Ever since the Hindenburg collapsed in flames in 1937 over New Jersey, killing dozens, airships have had a really bad rep. But some researchers believe that modern hydrogen-based zeppelins are much safer and could prove practical for carrying cargo across the world instead of using huge cargo ships, which are very taxing for the environment.
Writing in the journal Energy Conversion and Management: X, researchers at the International Institute for Applied Systems Analysis in Austria envision a future where gigantic airships, more than five times as long as the Empire State Building is tall, will soar high in the atmosphere carrying more than 20,000 tons of cargo.
Today, maritime shipping accounts for 90% of traded goods — and all those cargo ships are emitting a boatload of carbon emissions. Airships, on the other hand, would emit only a tiny fraction of that since they’d be essentially powered by jet streams.
The Northern Hemisphere polar jet stream is a belt of powerful upper-level winds that sits atop the polar front. An airship taking off from the United States would basically ride the jet stream, crossing the Atlantic Ocean to Europe. It could then catch the stream again to reach Asia, load cargo in China, then continue its journey crossing the Pacific to return home.
Although aircraft dominate passenger flights and shipping by air, there are still airships around. These are mainly used as huge billboards (i.e. Goodyear blips) and for luxury travel.
Unlike the Hindenburg, these zeppelins are safe because they employ helium, an inert gas, instead of the highly reactive hydrogen. The problem with helium, though, is that it’s the second lightest chemical element in the Universe — so light that it can’t be kept by Earth’s atmosphere, and thus floating into space whenever it gets the chance to escape.

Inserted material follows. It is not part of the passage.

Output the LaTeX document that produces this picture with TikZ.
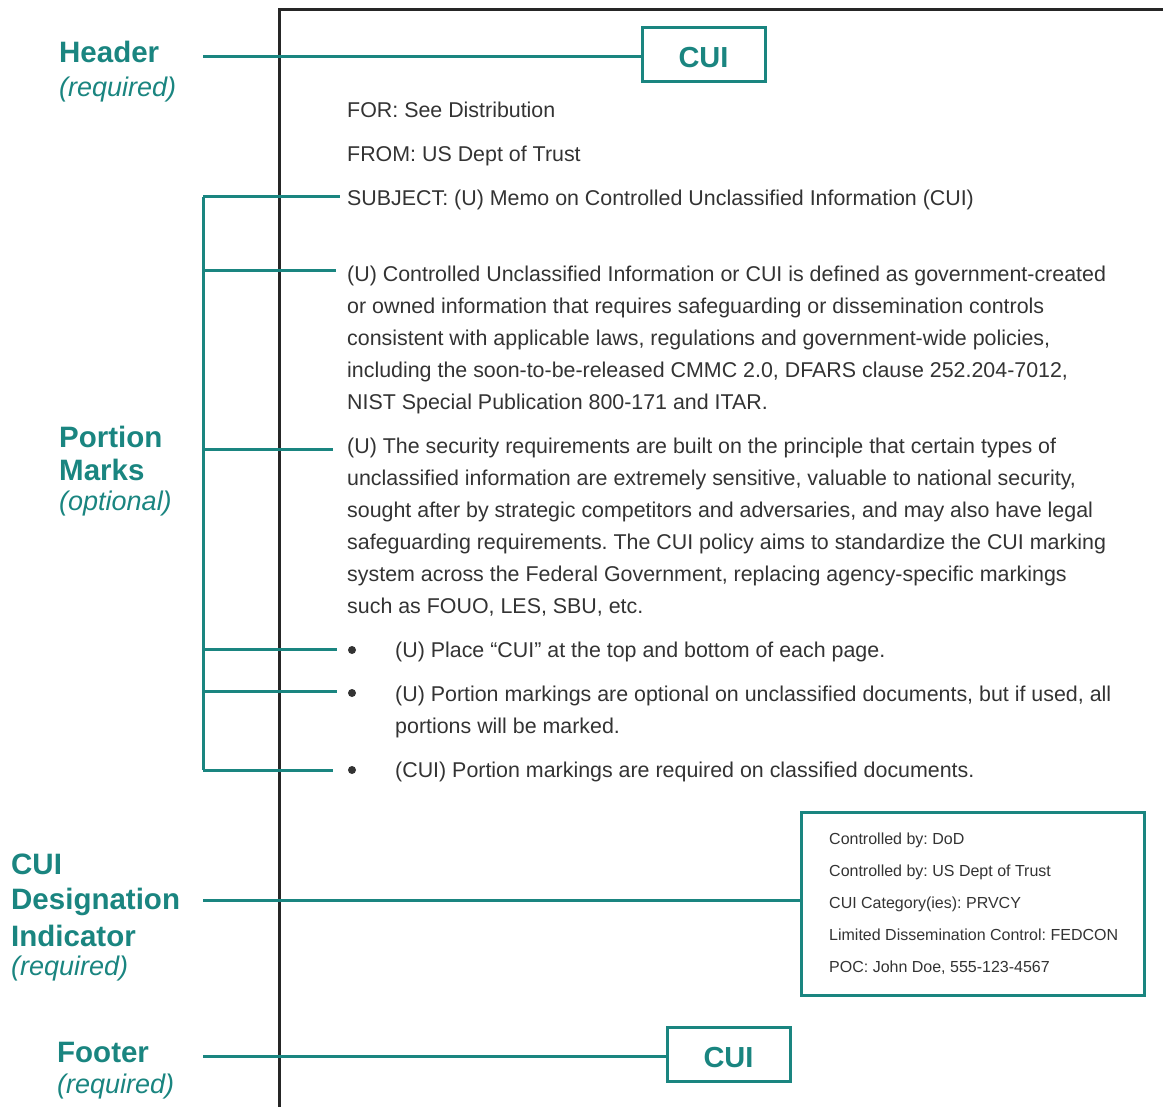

Most of the helium we use today is found in gas pockets trapped inside the planet, typically obtained as a by-product of oil extraction.
According to a 2010 study, all of the known helium reserves should run out in the next 25 years. Bye, bye helium balloons — unless you’re prepared to pay hundreds of dollars for one.
Meanwhile, hydrogen is a renewable resource. You can obtain it by refining methane or, better yet, using solar panels to trigger electrolysis that splits water molecules, thereby obtaining hydrogen that is 100% clean for the environment.
Any airship meant for carrying cargo would, therefore, have to be filled with hydrogen — no other gas makes economic sense for this kind of application.
Carbon fiber, sensors, and other modern materials and equipment can mitigate many of the risks associated with hydrogen zeppelins. But that doesn’t mean people wouldn’t be scared.
Although exciting, cargo zeppelins face two huge challenges. One has to do with designing an airship that’s nearly a mile and a half long (2.4 km) — that surely won’t be easy or cheap to build. Secondly, the hydrogen component means there are many regulatory hurdles that have to be overcome. For instance, airships filled with hydrogen have been banned in the United States since 1922. Many other countries followed suit after the Hindenburg disaster.
The authors of the new study say that the cargo zeppelins could be fully autonomous and loading and unloading could be performed by robots. This way, no crew would be in danger if an accident were to happen.
But all of this means that it will be highly difficult to find investors willing to bet on such a high-risk technology. The prospect is appealing, nevertheless, as any kind of new approach to cutting shipping emissions is very much welcomed.
The United Nations Conference on Trade and Development expects trade to continue to grow in the coming decades. And as trade grows, carbon dioxide emissions from international shipping could increase by as much as 250 percent by 2050.